Our Own Providence 6 July 2007Posted by Todd in American Pragmatism, Philosophy & Social Theory, Religion, Secular Humanism.
[As I mentioned before, I’m reading a biography of William James this summer, and it’s been more than pleasurable so far, a glimpse into not only the life of a great mind, but into the moment of transformation of American culture into modernity. If you like biography or philosophy, read this book: Robert D. Richardson, William James: In the Maelstrom of American Modernism (New York: Houghton Mifflin, 2007). My first brief post about James is here.]
In his mid-20s, James had a bit of a crisis, emotional and physical. He had hurt his back in a physiology lab and had gone to Germany for recuperation, where he ended up staying for over a year and a half. During that time, he had descended into a depression and, in ways that completely resonate with me, into self-doubt. The biographer notes that James throughout his life used his constant battle with depression as a means to open his thinking and to break down his cherished beliefs. Among those beliefs that had to be dealt with was his very mid-19th century American idea that individuals have utter control of their own fate.
In his life-long struggle against his father’s ofttimes wacky ideas, James spent much time in Germany corresponding with his father about theology, truth, creation, religion, and the meaning of human life. In one letter, he wrote:
Practically, it seems to me that all tendencies must now a days unite in Philanthropy: perhaps an atheistic tendency more than any, for sympathy is now so much developed in the human breast, that misery and undeveloped-ness would all the more powerfully call for correction when coupled with the thought, that from nowhere else than from us could correction possibly come, that we ourselves must be our own providence.
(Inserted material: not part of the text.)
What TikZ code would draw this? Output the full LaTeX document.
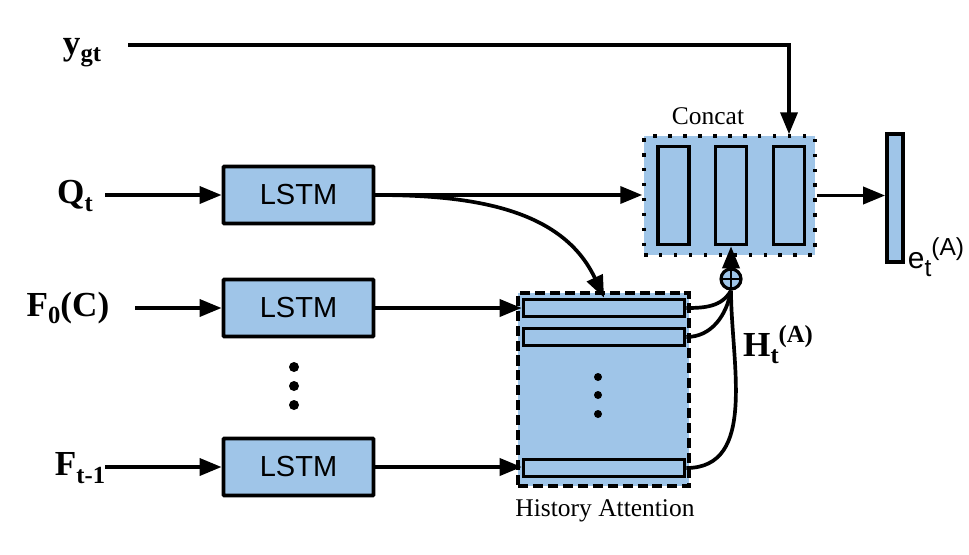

In turning away from religious explanations of life (which he had been doing since he was a teenager), James seeks to understand where that leaves us. Optimistically, he points to the compassion people seem to have for each other and sees in it the possibility of a new source of meaning, which he calls “Philanthropy,” or “love of man”. But what kept echoing in my head was that last line, that this atheistic (perhaps he meant humanistic) belief in human beings means that we must be our own providence. Americans had been speaking of providence since the Puritans landed on Plymouth Rock, and although it isn’t a concept we deal with much anymore, the idea of a divine hand guiding the fate of the individual and the nation has led both to amazing social goods and brutal nationalism. But James isn’t talking about a new kind of Manifest Destiny, here. He means that we seek and find the divine in our own interactions. We become indeed our own providence.
A couple years later, his first cousin, with whom he was in some senses in love, died of tuberculosis. James was devastated and continued his search for meaning through her death. In his diary shortly after Minnie Temple’s death, he wrote:
Minnie, your death makes me feel the nothingness of our egotistical fury. The inevitable release is sure: wherefore take our turn kindly, whatever it contains. Ascend to some sort of partnership with fate, and since tragedy is at the heart of us, go to meet it, work it to our ends, instead of dodging it all our days, and being run down by it at last. Use your death (or your life, it’s all one meaning) tat tvam asi.
James sees life as inevitably leading to death, a tragedy at the heart of life, a fact that must be met and accepted. This is a key part of much Buddhist teaching, the acceptance of our own mortality, that this will all end someday. But James isn’t Buddhist here. He turns instead to the Upanishads, to ancient hinduism, and quotes it: Tat tvam asi. That art Thou. That is the Allbeing, or the Beingness of the universe, the oneness of us all with the realities of life. Life and death are the same thing, one in That. And Minnie is That. Richardson argues that Minnie’s death turned James toward a new way of seeing his life, wherein he could face death the way Minnie did, by embracing life in all its complications. Sometimes biography is interpretive art, and I have no idea if that is what happened for James. But again I find a resonance here of the freedom found in facing death and accepting oneself as part of the Being of the universe.
James apparently did not return to the Upanishads or the idea of Being until he wrote his most famous set of lectures, which we know as the Varieties of Religious Experience:
This overcoming of all the usual barriers between the individual and the Absolute is the great mystic achievement. In mystic states we both become one with the Absolute and we become aware of our oneness. This is the everlasting and triumphant mystical tradition. … ‘That art Thou!’ say the Upanishads, and the vedantists add: ‘Not a part, not a mode of That, but identically That, that Absolute Spirit of the World.’
And so we come back to providence. It is not that we must be our own providence, but indeed that we are providence. James was not making a proclamation about some kind of ultimate truth, but rather he was talking about the experience of religion, in this case, the experience of the mystical oneness with being. It seems to me a great basis for a kind of spirituality that began with James’ atheism and ends with the experience of connection with all life around you.